4. Eritrea was reeling from war and famine when Sato first traveled there in the mid-1980s. Since water is such a scarce resource in this arid country, Sato wondered if he could develop some form of salt water–based agriculture on Eritrea's long coastline, to help provide food for the hungry. Mangroves seemed a logical, if unconventional, choice. They occurred naturally, though patchily, along the Red Sea shore, they flourished in salt water, and camels were known to eat the leaves. If camels ate them, why not feed the foliage to sheep and goats? Grow enough mangroves, Sato reasoned, and you could provide food security for thousands.
So, like a maritime Johnny Appleseed, he began planting—and failed. All the saplings died. Undaunted, Sato looked closely at places on the Eritrean coast where mangroves were growing naturally, and he noticed they occurred only where fresh water was channeled during the brief rains that fall on this desert coast. Sato reasoned it was not fresh water the trees needed but minerals the water was bringing from inland—specifically nitrogen, phosphorus, and iron, elements in which seawater is deficient.
By conducting a few simple trials, Sato and a small team of helpers from the Eritrean Ministry of Fisheries assessed how much of the three elements mangrove seedlings needed and devised a low-tech method of supplying them. When the propagules are planted, a small piece of iron is buried alongside. So, too, is a small plastic bag with holes punched in it containing a fertilizer rich in nitrogen and phosphorus.
Now, six years on, 700,000 mangroves are growing on the formerly treeless shore of Hirgigo.
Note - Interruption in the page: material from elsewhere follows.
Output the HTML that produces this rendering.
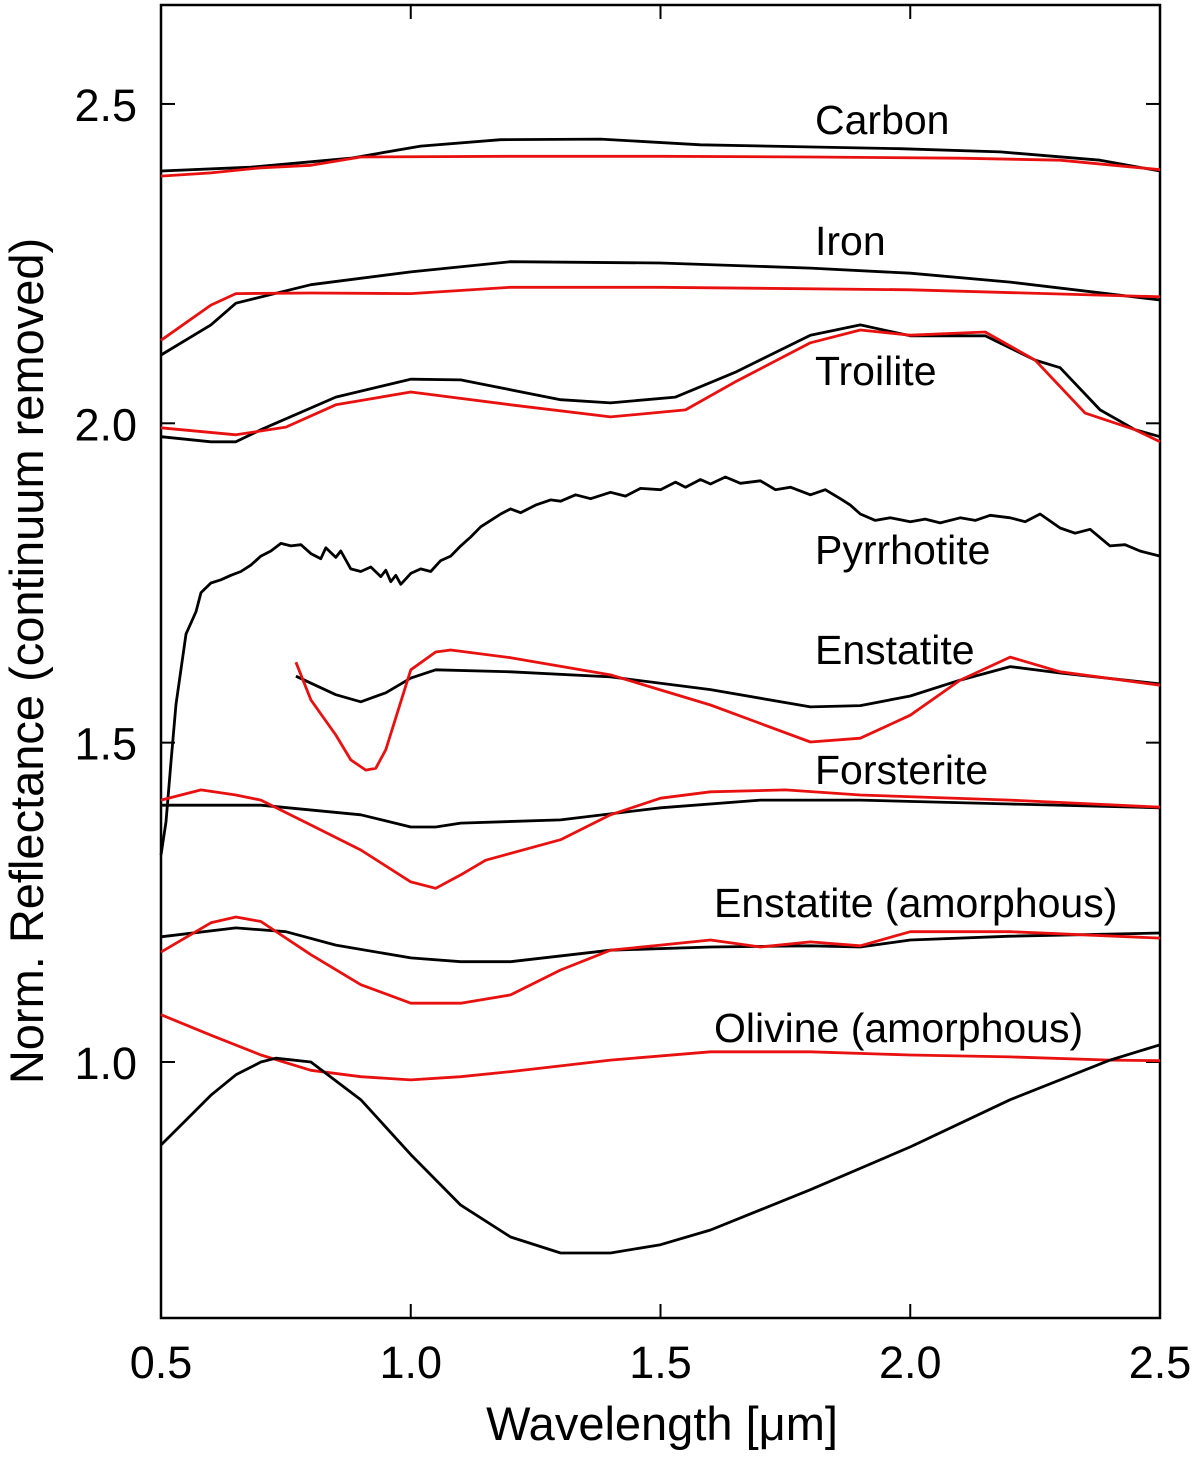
<!DOCTYPE html>
<html><head><meta charset="utf-8"><style>
html,body{margin:0;padding:0;background:#fff;}
svg{display:block;font-family:"Liberation Sans",sans-serif;}
</style></head><body>
<svg id="chart" width="1200" height="1459" viewBox="0 0 1200 1459" xmlns="http://www.w3.org/2000/svg">
<rect x="161" y="5" width="999" height="1313" fill="none" stroke="#000" stroke-width="2.5"/>
<g id="ticks"></g>
<g id="series"></g>
<text x="662" y="1440" font-size="47" text-anchor="middle">Wavelength [μm]</text>
<text transform="translate(43,661) rotate(-90)" font-size="47" text-anchor="middle">Norm. Reflectance (continuum removed)</text>
<g font-size="41">
<text x="815" y="134">Carbon</text>
<text x="815" y="255">Iron</text>
<text x="815" y="385">Troilite</text>
<text x="815" y="564">Pyrrhotite</text>
<text x="815" y="664">Enstatite</text>
<text x="815" y="784">Forsterite</text>
<text x="714" y="917">Enstatite (amorphous)</text>
<text x="714" y="1042">Olivine (amorphous)</text>
</g>
</svg>
<script>
const xTicks=[0.5,1.0,1.5,2.0,2.5];
const yTicks=[1.0,1.5,2.0,2.5];
const carbonBlackX=[0.5,0.68,0.88,1.02,1.18,1.38,1.58,1.98,2.18,2.38,2.5];
const carbonBlackY=[2.395,2.401,2.415,2.434,2.444,2.445,2.436,2.430,2.425,2.412,2.395];
const carbonRedX=[0.5,0.6,0.7,0.8,0.9,1.2,1.5,1.8,2.1,2.3,2.5];
const carbonRedY=[2.387,2.392,2.400,2.404,2.417,2.418,2.418,2.417,2.415,2.412,2.397];
const ironBlackX=[0.5,0.6,0.65,0.8,1.0,1.2,1.5,1.8,2.0,2.2,2.5];
const ironBlackY=[2.107,2.154,2.188,2.217,2.237,2.253,2.251,2.243,2.235,2.221,2.193];
const ironRedX=[0.5,0.6,0.65,0.8,1.0,1.2,1.5,2.0,2.5];
const ironRedY=[2.130,2.185,2.203,2.204,2.203,2.213,2.213,2.209,2.198];
const troiliteBlackX=[0.5,0.6,0.65,0.7,0.85,1.0,1.1,1.3,1.4,1.53,1.65,1.8,1.9,2.0,2.15,2.25,2.3,2.38,2.45,2.5];
const troiliteBlackY=[1.979,1.971,1.971,1.990,2.041,2.069,2.068,2.037,2.032,2.041,2.080,2.138,2.154,2.137,2.137,2.099,2.087,2.021,1.990,1.979];
const troiliteRedX=[0.5,0.65,0.75,0.85,1.0,1.2,1.4,1.55,1.65,1.8,1.9,2.0,2.15,2.25,2.35,2.45,2.5];
const troiliteRedY=[1.993,1.982,1.994,2.029,2.049,2.029,2.010,2.021,2.065,2.126,2.146,2.138,2.143,2.099,2.016,1.990,1.971];
const pyrrhotiteX=[0.5,0.51,0.52,0.53,0.55,0.57,0.58,0.6,0.62,0.64,0.66,0.68,0.7,0.72,0.74,0.76,0.78,0.8,0.82,0.83,0.85,0.86,0.88,0.9,0.92,0.94,0.95,0.96,0.97,0.98,1.0,1.02,1.04,1.06,1.08,1.1,1.12,1.14,1.16,1.18,1.2,1.22,1.25,1.28,1.3,1.33,1.36,1.4,1.43,1.46,1.5,1.53,1.55,1.58,1.6,1.63,1.66,1.7,1.73,1.76,1.8,1.83,1.86,1.88,1.9,1.93,1.96,2.0,2.03,2.06,2.1,2.13,2.16,2.2,2.23,2.26,2.3,2.33,2.36,2.4,2.43,2.46,2.5];
const pyrrhotiteY=[1.324,1.376,1.47,1.56,1.67,1.705,1.735,1.750,1.755,1.762,1.768,1.778,1.792,1.800,1.812,1.808,1.810,1.796,1.788,1.805,1.790,1.800,1.772,1.768,1.775,1.760,1.770,1.752,1.762,1.748,1.765,1.772,1.768,1.785,1.792,1.808,1.822,1.838,1.848,1.858,1.866,1.860,1.872,1.880,1.878,1.888,1.882,1.892,1.886,1.898,1.896,1.908,1.900,1.912,1.905,1.916,1.906,1.910,1.896,1.900,1.888,1.896,1.882,1.872,1.858,1.848,1.852,1.846,1.850,1.844,1.852,1.848,1.856,1.852,1.846,1.858,1.836,1.828,1.834,1.808,1.810,1.800,1.792];
const enstatiteBlackX=[0.77,0.85,0.9,0.95,1.0,1.05,1.2,1.4,1.6,1.8,1.9,2.0,2.1,2.2,2.3,2.5];
const enstatiteBlackY=[1.604,1.575,1.564,1.578,1.601,1.614,1.611,1.603,1.583,1.556,1.558,1.573,1.598,1.619,1.609,1.592];
const enstatiteRedX=[0.77,0.8,0.85,0.88,0.91,0.93,0.95,1.0,1.05,1.08,1.2,1.4,1.6,1.8,1.9,2.0,2.1,2.2,2.3,2.5];
const enstatiteRedY=[1.626,1.567,1.512,1.473,1.457,1.460,1.489,1.614,1.642,1.645,1.633,1.606,1.559,1.501,1.507,1.543,1.598,1.634,1.611,1.590];
const forsteriteBlackX=[0.5,0.7,0.9,1.0,1.05,1.1,1.3,1.5,1.7,1.9,2.2,2.5];
const forsteriteBlackY=[1.402,1.402,1.387,1.368,1.368,1.374,1.379,1.398,1.410,1.410,1.404,1.398];
const forsteriteRedX=[0.5,0.58,0.65,0.7,0.8,0.9,1.0,1.05,1.1,1.15,1.3,1.4,1.5,1.6,1.75,1.9,2.2,2.5];
const forsteriteRedY=[1.410,1.426,1.418,1.410,1.371,1.332,1.282,1.272,1.293,1.316,1.348,1.387,1.413,1.423,1.426,1.418,1.410,1.399];
const ensAmBlackX=[0.5,0.65,0.75,0.85,1.0,1.1,1.2,1.4,1.6,1.8,1.9,2.0,2.2,2.5];
const ensAmBlackY=[1.196,1.210,1.204,1.183,1.163,1.157,1.157,1.175,1.180,1.182,1.180,1.191,1.197,1.202];
const ensAmRedX=[0.5,0.6,0.65,0.7,0.8,0.9,1.0,1.1,1.2,1.3,1.4,1.5,1.6,1.7,1.8,1.9,2.0,2.2,2.5];
const ensAmRedY=[1.172,1.218,1.227,1.220,1.168,1.121,1.092,1.092,1.105,1.144,1.175,1.183,1.191,1.180,1.188,1.182,1.204,1.204,1.194];
const olivineRedX=[0.5,0.6,0.7,0.8,0.9,1.0,1.1,1.2,1.4,1.6,1.8,2.0,2.2,2.4,2.5];
const olivineRedY=[1.074,1.042,1.011,0.987,0.977,0.972,0.977,0.985,1.003,1.016,1.016,1.011,1.008,1.003,1.002];
const olivineBlackX=[0.5,0.55,0.6,0.65,0.7,0.73,0.8,0.9,1.0,1.1,1.2,1.3,1.4,1.5,1.6,1.8,2.0,2.2,2.4,2.5];
const olivineBlackY=[0.870,0.909,0.948,0.980,1.0,1.006,1.0,0.941,0.855,0.776,0.726,0.701,0.701,0.714,0.737,0.800,0.867,0.941,1.003,1.027];

const NS='http://www.w3.org/2000/svg';
const L=161,R=1160,T=5,B=1318;
function sx(v){return L+(v-0.5)*(R-L)/2.0;}
function sy(v){return 1062-(v-1.0)*638.7;}
const tg=document.getElementById('ticks');
function mk(tag,attrs,parent){const e=document.createElementNS(NS,tag);for(const k in attrs)e.setAttribute(k,attrs[k]);parent.appendChild(e);return e;}
xTicks.forEach(t=>{
  const x=sx(t);
  const a=mk('line',{x1:x,x2:x,y1:B,y2:B-14,stroke:'#000','stroke-width':2},tg);
  
  
  const b=mk('line',{x1:x,x2:x,y1:T,y2:T+14,stroke:'#000','stroke-width':2},tg);
  
  
  const tx=mk('text',{x:x,y:1378,'font-size':45,'text-anchor':'middle'},tg);
  tx.textContent=t.toFixed(1);
  
  
});
yTicks.forEach(t=>{
  const y=sy(t);
  const a=mk('line',{x1:L,x2:L+14,y1:y,y2:y,stroke:'#000','stroke-width':2},tg);
  
  
  const b=mk('line',{x1:R,x2:R-14,y1:y,y2:y,stroke:'#000','stroke-width':2},tg);
  
  
  const tx=mk('text',{x:137,y:y+17,'font-size':45,'text-anchor':'end'},tg);
  tx.textContent=t.toFixed(1);
  
  
});
const sg=document.getElementById('series');
function line(xs,ys,color,name){
  const d=xs.map((x,i)=>(i?'L':'M')+sx(x).toFixed(1)+','+sy(ys[i]).toFixed(1)).join(' ');
  const p=mk('path',{d:d,fill:'none',stroke:color,'stroke-width':2.8,'stroke-linejoin':'round'},sg);
  
  
}
const K='#000',Rd='#e8110f';
line(carbonBlackX,carbonBlackY,K,'carbon-black-line');
line(carbonRedX,carbonRedY,Rd,'carbon-red-line');
line(ironBlackX,ironBlackY,K,'iron-black-line');
line(ironRedX,ironRedY,Rd,'iron-red-line');
line(troiliteBlackX,troiliteBlackY,K,'troilite-black-line');
line(troiliteRedX,troiliteRedY,Rd,'troilite-red-line');
line(pyrrhotiteX,pyrrhotiteY,K,'pyrrhotite-line');
line(enstatiteBlackX,enstatiteBlackY,K,'enstatite-black-line');
line(enstatiteRedX,enstatiteRedY,Rd,'enstatite-red-line');
line(forsteriteBlackX,forsteriteBlackY,K,'forsterite-black-line');
line(forsteriteRedX,forsteriteRedY,Rd,'forsterite-red-line');
line(ensAmBlackX,ensAmBlackY,K,'enstatite-amorphous-black-line');
line(ensAmRedX,ensAmRedY,Rd,'enstatite-amorphous-red-line');
line(olivineRedX,olivineRedY,Rd,'olivine-amorphous-red-line');
line(olivineBlackX,olivineBlackY,K,'olivine-amorphous-black-line');
</script>
</body></html>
Sato calls the project Manzanar, after the World War II internment camp in the California desert where, during his teens, he and his family were relocated, along with thousands of other Japanese Americans. It was the memory of older internees there coaxing crops from the arid soil that inspired him all these years later.
At Sato's Manzanar many of the mangrove trees are now well above head height, and the yellow-green coats of ripe propagules are beginning to split open, showing the plump green leaves within. The mangrove mud is sprouting pneumatophores, as if someone had sown a crop of pencils. Barnacles and oysters have started to settle on them, and crab and winkle trails crisscross the sediment. Plant a few trees, and you usher in an ecosystem. Build nature a house, and she makes it her home.
Since planting began, Hirgigo's fishermen have started to catch small species such as mullet. Ibrahim put the equation simply: "No mangroves, no mullet." And the little fish that make the mangroves their home attract bigger, predatory fish—the kind that snag in Ibrahim's net and sell for good prices in the Massawa market.